Once the favourable cooling conditions for the preparation of the polymer brush layer were analysed, we investigated the effect of the functionalization upon exposure to oxygen plasma. Figure 3c shows the C 1s HAXPES spectrum taken with 2020 eV photons of the sample cooled in nitrogen after the oxygen plasma treatment. The comparison with Figure 3a evidences an increase in intensity towards higher binding energies in the ≈286–291 eV region, which corresponds to contributions from different carbon–oxygen bonding configurations, as a result of the effect of the oxygen plasma exposure on the PS–OH brush layer. The continuous red and blue lines, with binding energies of 285.3 and 286.5eV, respectively, exhibit a 0.2–0.3 eV shift towards higher energies as compared to Figure 3a, indicating different charging. The continuous blue line, corresponding to hydroxyl bonding, becomes more intense as compared to Figure 3a. Two new features are observed at 287.9 and 290 eV binding energies, which are assigned to the carbonyl (C–O, continuous green line) and carboxyl (O–C=O, continuous pink line) contributions, respectively. Thus, oxygen plasma activates the brush layer surface by creating a distribution of C–O bonding, while annealing and cooling in air induces essentially hydroxylation of the surface. Thus, the combination between optimal process conditions for grafting the polymer brush layer and an adequate chemical functionalization by oxygen plasma exposure leads to the possibility to generate efficient chemical patterns for guiding the self-assembly of the BCP.

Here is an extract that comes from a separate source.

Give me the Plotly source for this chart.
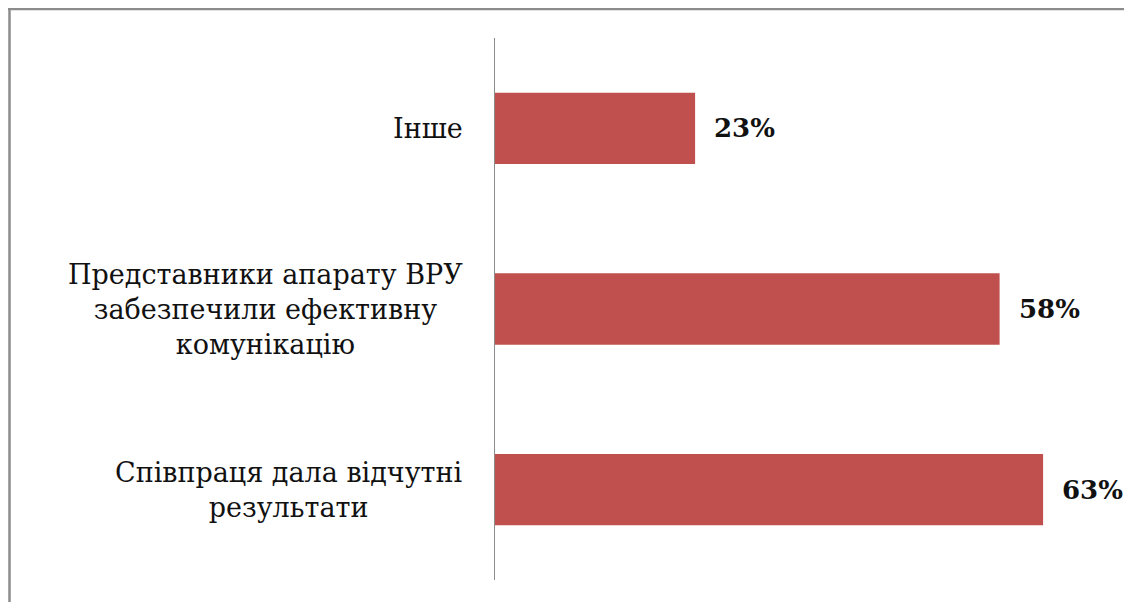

Additional information can be obtained from AFM experiments. Figure 4a,b shows the AFM topography and phase images, respectively, of the chemical guiding patterns [20]. In both images the brighter lines correspond to the unexposed PS–OH brush layer, while the darker lines stand for the modified surface. The chemical contrast revealed by the AFM phase image is a signature of the fact that the unexposed PS–OH stripes are slightly affine to PS while the stripes exposed to oxygen plasma are slightly affine to PMMA due to the oxidation of the polymer. Applying the same method to create the guiding patterns on the sample cooled in air resulted in a surface which did not show any contrast when performing the AFM phase characterization. Furthermore, the oxygen plasma exposure induces a removal of about 0.4 nm of PS–OH, as deduced from the topography image in Figure 4a. This is in line with complementary X-ray reflectometry (XRR) results performed on annealed brush layers which deliver a brush thickness for unexposed and exposed surfaces of 4.6 nm and 3.9 nm, respectively. The presence of some topography between the stripes may enhance the guiding efficiency of the chemical patterns [7-9], but such generated corrugation is not enough to induce the alignment of the BCP. This is confirmed by the results shown in Figure 2a,b.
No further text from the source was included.